• _Problem requirements_: Copy exactly, and only, the lines below from the first through the one containing "return Path(verts, codes)", both included; pictures are omitted.

• _Material_:
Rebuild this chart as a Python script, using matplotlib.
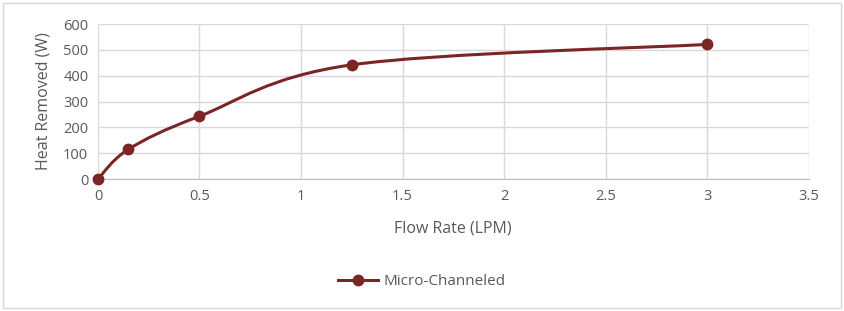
import numpy as np
import matplotlib.pyplot as plt
from matplotlib.patches import Rectangle, PathPatch
from matplotlib.path import Path

# data
flow_rate = [0, 0.15, 0.5, 1.25, 3]
heat_removed = [0, 115, 243, 442, 521]
series_name = 'Micro-Channeled'

line_color = '#7B2525'
text_color = '#595959'
grid_color = '#D9D9D9'

plt.rcParams['font.family'] = ['Open Sans', 'DejaVu Sans']


def smooth_path(xs, ys):
    # Excel-like smoothed line: cubic Bezier through points, Catmull-Rom tangents
    pts = np.column_stack([xs, ys]).astype(float)
    n = len(pts)
    verts = [pts[0]]
    codes = [Path.MOVETO]
    for i in range(n - 1):
        p0 = pts[i - 1] if i > 0 else pts[i]
        p1 = pts[i]
        p2 = pts[i + 1]
        p3 = pts[i + 2] if i + 2 < n else pts[i + 1]
        c1 = p1 + (p2 - p0) / 6.0
        c2 = p2 - (p3 - p1) / 6.0
        verts += [c1, c2, p2]
        codes += [Path.CURVE4] * 3
    return Path(verts, codes)


fig = plt.figure(figsize=(8.44, 3.11), dpi=100)
fig.patches.append(Rectangle((0.004, 0.01), 0.992, 0.98, transform=fig.transFigure,
                             fill=False, edgecolor='#D9D9D9', linewidth=1))

ax = fig.add_axes([0.1161, 0.4244, 0.8419, 0.4984])

ax.add_patch(PathPatch(smooth_path(flow_rate, heat_removed), facecolor='none',
                       edgecolor=line_color, linewidth=2.2, zorder=3))
ax.plot(flow_rate, heat_removed, linestyle='none', marker='o', markersize=7.5,
        color=line_color, zorder=4, clip_on=False)

ax.set_xlim(0, 3.5)
ax.set_ylim(0, 600)
ax.set_xticks(np.arange(0, 3.51, 0.5))
ax.set_xticklabels(['0', '0.5', '1', '1.5', '2', '2.5', '3', '3.5'])
ax.set_yticks(np.arange(0, 601, 100))
ax.grid(True, color=grid_color, linewidth=1)
ax.set_axisbelow(True)
for s in ['top', 'right', 'left']:
    ax.spines[s].set_visible(False)
ax.spines['bottom'].set_color('#BFBFBF')
ax.tick_params(length=0, labelsize=10.5, colors=text_color, pad=7)
ax.set_xlabel('Flow Rate (LPM)', fontsize=11.5, color=text_color, labelpad=12)
ax.set_ylabel('Heat Removed (W)', fontsize=11.5, color=text_color, labelpad=8)

h, = ax.plot([], [], color=line_color, linewidth=2.2, marker='o', markersize=7.5)
fig.legend([h], [series_name], loc='center', bbox_to_anchor=(0.5, 0.095),
           frameon=False, fontsize=11, labelcolor=text_color,
           handlelength=2.6, handletextpad=0.4)

fig.savefig('out.png', dpi=100)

• _Answer_:
Rebuild this chart as a Python script, using matplotlib.
import numpy as np
import matplotlib.pyplot as plt
from matplotlib.patches import Rectangle, PathPatch
from matplotlib.path import Path

# data
flow_rate = [0, 0.15, 0.5, 1.25, 3]
heat_removed = [0, 115, 243, 442, 521]
series_name = 'Micro-Channeled'

line_color = '#7B2525'
text_color = '#595959'
grid_color = '#D9D9D9'

plt.rcParams['font.family'] = ['Open Sans', 'DejaVu Sans']


def smooth_path(xs, ys):
    # Excel-like smoothed line: cubic Bezier through points, Catmull-Rom tangents
    pts = np.column_stack([xs, ys]).astype(float)
    n = len(pts)
    verts = [pts[0]]
    codes = [Path.MOVETO]
    for i in range(n - 1):
        p0 = pts[i - 1] if i > 0 else pts[i]
        p1 = pts[i]
        p2 = pts[i + 1]
        p3 = pts[i + 2] if i + 2 < n else pts[i + 1]
        c1 = p1 + (p2 - p0) / 6.0
        c2 = p2 - (p3 - p1) / 6.0
        verts += [c1, c2, p2]
        codes += [Path.CURVE4] * 3
    return Path(verts, codes)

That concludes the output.